HBCテレビ「今日ドキッ!」の「ザ・ロングセラー愛されるにはワケがある」コーナーでは、北海道で50年以上続くお店にスポットをあて、愛されている理由を探ります。
今回は災難を乗り越え、今でも愛され続けている「豚丼の老舗」に注目しました。
豚丼といえば帯広の名物グルメ!
厚切り肉を甘辛ダレにくぐらせ香ばしく焼くのが十勝式です。
諸説ありますが、発祥は1930年代、養豚業が盛んな帯広で高価なうなぎの代わりに豚肉をかば焼き風にしたのが始まりとされています。
帯広というイメージが強い豚丼ですが、札幌にも知る人ぞ知る老舗があります。
市電、東本願寺前に店を構える「豚丼まむろ」。
昭和45年創業、半世紀以上の歴史があります。
住所:札幌市南7条西6丁目 すすきのビル1階
電話:011-511-6256
営業時間:午前11時~午後8時 ※食材が無くなり次第終了
定休日:月曜日
帯広のご当地グルメがなぜ札幌で愛され続けているのでしょうか…?
厨房では2人の職人さんが腕を振るっていました。 創業間もないころから厳しい師弟関係で仕事を続けてきました。 師匠の熊谷さんは80歳になっても現役で豚丼を作ります。
いまでは親子みたいな感じ。

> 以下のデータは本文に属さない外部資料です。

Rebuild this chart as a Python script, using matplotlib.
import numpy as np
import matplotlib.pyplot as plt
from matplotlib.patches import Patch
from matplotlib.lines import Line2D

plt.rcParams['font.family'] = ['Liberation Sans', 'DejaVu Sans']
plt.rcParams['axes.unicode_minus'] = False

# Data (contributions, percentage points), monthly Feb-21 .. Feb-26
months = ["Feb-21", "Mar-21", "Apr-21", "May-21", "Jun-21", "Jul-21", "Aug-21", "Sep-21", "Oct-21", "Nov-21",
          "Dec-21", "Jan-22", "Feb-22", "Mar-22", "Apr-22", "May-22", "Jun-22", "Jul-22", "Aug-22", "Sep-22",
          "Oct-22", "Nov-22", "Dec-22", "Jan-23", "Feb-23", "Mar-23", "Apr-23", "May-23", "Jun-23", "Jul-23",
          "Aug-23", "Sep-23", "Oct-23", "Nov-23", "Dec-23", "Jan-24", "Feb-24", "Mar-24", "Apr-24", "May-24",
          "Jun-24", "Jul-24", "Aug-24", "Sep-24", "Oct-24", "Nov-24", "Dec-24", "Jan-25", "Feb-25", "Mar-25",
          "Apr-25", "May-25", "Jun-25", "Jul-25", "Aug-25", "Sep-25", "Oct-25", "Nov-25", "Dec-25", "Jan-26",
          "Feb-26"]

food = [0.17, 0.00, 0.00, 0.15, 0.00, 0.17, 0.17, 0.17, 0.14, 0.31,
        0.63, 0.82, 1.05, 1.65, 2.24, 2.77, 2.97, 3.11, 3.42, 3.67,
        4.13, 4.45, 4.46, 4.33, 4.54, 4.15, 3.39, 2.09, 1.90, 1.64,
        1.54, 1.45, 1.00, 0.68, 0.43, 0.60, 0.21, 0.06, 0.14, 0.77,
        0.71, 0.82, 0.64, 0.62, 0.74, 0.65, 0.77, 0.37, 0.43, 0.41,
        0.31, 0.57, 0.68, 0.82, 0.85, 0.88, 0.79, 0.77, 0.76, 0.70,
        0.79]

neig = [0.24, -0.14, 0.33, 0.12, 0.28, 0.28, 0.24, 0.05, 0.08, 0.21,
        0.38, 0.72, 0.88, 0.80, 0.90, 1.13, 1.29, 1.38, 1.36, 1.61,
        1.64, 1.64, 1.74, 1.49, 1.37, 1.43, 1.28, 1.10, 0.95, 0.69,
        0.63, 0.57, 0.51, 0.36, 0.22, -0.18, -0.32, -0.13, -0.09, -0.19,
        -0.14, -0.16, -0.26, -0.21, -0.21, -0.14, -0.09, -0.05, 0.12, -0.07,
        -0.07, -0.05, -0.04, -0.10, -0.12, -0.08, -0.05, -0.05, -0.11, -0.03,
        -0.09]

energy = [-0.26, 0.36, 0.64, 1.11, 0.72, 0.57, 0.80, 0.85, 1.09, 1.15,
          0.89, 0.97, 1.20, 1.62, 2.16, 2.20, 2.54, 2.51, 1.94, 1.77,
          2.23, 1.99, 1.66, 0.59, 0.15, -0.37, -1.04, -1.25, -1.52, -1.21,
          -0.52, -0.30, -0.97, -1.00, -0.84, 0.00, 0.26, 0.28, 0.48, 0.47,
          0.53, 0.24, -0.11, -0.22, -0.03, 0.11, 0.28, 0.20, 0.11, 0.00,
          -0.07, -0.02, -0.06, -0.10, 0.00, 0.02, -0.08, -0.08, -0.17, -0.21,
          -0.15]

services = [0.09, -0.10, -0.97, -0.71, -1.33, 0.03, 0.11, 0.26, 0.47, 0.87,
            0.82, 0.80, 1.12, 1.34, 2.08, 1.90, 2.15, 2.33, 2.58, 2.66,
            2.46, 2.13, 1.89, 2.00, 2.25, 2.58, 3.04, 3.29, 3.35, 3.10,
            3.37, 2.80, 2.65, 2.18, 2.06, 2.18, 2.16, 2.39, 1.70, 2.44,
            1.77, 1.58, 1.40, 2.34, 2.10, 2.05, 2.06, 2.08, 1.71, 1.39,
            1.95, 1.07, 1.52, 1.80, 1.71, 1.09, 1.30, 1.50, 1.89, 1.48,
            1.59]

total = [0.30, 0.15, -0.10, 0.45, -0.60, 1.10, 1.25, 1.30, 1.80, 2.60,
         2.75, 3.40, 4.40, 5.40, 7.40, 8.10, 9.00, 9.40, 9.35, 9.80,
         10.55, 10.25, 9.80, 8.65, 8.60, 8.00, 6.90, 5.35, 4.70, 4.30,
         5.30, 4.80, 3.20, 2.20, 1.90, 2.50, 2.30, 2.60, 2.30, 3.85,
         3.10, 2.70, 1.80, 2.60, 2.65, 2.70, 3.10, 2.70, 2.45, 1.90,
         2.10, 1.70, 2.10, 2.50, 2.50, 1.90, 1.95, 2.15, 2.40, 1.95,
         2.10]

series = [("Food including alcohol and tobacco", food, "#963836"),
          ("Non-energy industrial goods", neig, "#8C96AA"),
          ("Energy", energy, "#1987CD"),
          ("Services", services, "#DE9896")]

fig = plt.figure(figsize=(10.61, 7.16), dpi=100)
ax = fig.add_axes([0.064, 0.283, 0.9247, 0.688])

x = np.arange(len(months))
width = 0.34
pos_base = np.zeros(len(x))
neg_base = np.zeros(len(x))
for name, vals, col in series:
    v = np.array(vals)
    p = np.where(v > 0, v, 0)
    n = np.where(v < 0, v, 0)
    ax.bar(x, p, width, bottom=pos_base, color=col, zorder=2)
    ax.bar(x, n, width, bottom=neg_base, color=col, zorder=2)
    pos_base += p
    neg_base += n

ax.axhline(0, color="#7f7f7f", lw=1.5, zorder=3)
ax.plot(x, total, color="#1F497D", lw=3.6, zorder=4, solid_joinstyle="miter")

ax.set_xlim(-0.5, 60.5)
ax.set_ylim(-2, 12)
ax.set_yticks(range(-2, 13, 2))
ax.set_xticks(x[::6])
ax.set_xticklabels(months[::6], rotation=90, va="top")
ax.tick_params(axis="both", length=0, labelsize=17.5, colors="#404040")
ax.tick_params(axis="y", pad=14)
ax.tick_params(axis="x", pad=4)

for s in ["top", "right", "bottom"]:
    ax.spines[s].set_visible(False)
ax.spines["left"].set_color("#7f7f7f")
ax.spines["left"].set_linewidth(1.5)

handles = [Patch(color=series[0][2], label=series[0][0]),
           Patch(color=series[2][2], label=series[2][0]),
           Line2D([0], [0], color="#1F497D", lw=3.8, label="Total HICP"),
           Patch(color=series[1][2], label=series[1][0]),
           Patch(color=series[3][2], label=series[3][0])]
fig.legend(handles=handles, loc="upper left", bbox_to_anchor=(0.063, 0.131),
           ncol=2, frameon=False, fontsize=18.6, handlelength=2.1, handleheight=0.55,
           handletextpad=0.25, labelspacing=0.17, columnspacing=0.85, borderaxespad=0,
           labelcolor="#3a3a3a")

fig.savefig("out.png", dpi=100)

阿吽の呼吸と言います。
上田さんが弟子入りした15歳のころの写真です。
後ろの壁に注目して下さい、豚丼ではなく天ぷらのメニューが書かれています。
一体これは…?
帯広での修行経験を活かし、熊谷さんは昭和45年すすきの に自分のお店をオープンさせました。

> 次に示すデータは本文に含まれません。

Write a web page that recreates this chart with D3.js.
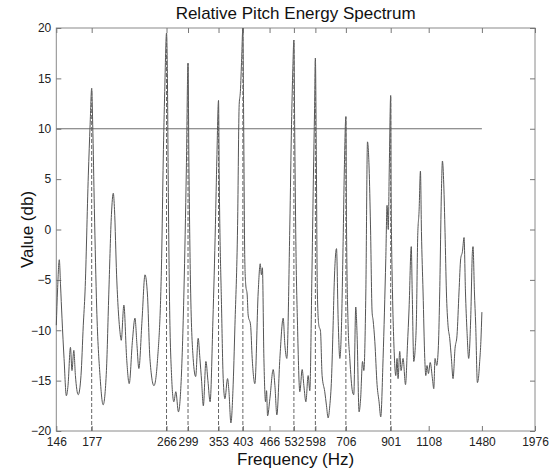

メニューには豚丼もありましたが、当時は天ぷらがメインのお店でした。
しかし札幌ではまだ豚丼が知られていなかったため
思い切って豚丼専門店にしてみては、と考えたそうです。
2000年代になると、雑誌やテレビで帯広の豚丼が特集され始め「帯広ご当地グルメ」として広く認知されるようになりました。
すると…札幌の「まむろ」でも豚丼が人気に!
お昼から深夜まで営業するほど大忙し!
創業当時から継ぎ足し続けてきたタレは、替えのきかない味わいです。
師匠と弟子だけが知る秘密の製法で味を守り抜いてきました。
しかし…!
平成26年11月。
深夜の営業を終えた熊谷さんは自宅で寝ていました。
すると、1本の電話が…ビルの大家さんからでした。
まむろが入るプリンス会館で火災が発生!
ビルは火に包まれていて中は真っ黒だったと言いいます。
現場に駆け付けた熊谷さんのご家族が焼け跡から長年たくさんのお客さんがくぐった暖簾を見つけました。
色あせてしまった暖簾…
今も大事に保管しています。
創業以来、継ぎ足し続けてきた秘伝のタレは消失していました。
しかし!
自宅に予備のタレを保管していました。
不測の事態に備え、常に危機管理を怠らないことも職人魂。
半年後、今の場所に移転して営業を再開しました。
仕事に関しては徹底しており、原材料の質は落としていないのだそう。
絶妙な厚さ3ミリの生豚ロース肉をたっぷりと時間をかけて、1枚1枚丁寧に焼きます。
濃いめの味付けで深みがあり、タレにまとったお肉が香ばしく、ご飯が進みます。
愛され続けている理由はその「変わらぬ味」と丁寧な仕事で積み重ねてきた「お客さんとの信頼関係」。
皆さんからの「おいしい」という声が仕事の励みになるとおっしゃっていました。
※掲載の内容は番組放送時(2023年6月5日)の情報に基づきます。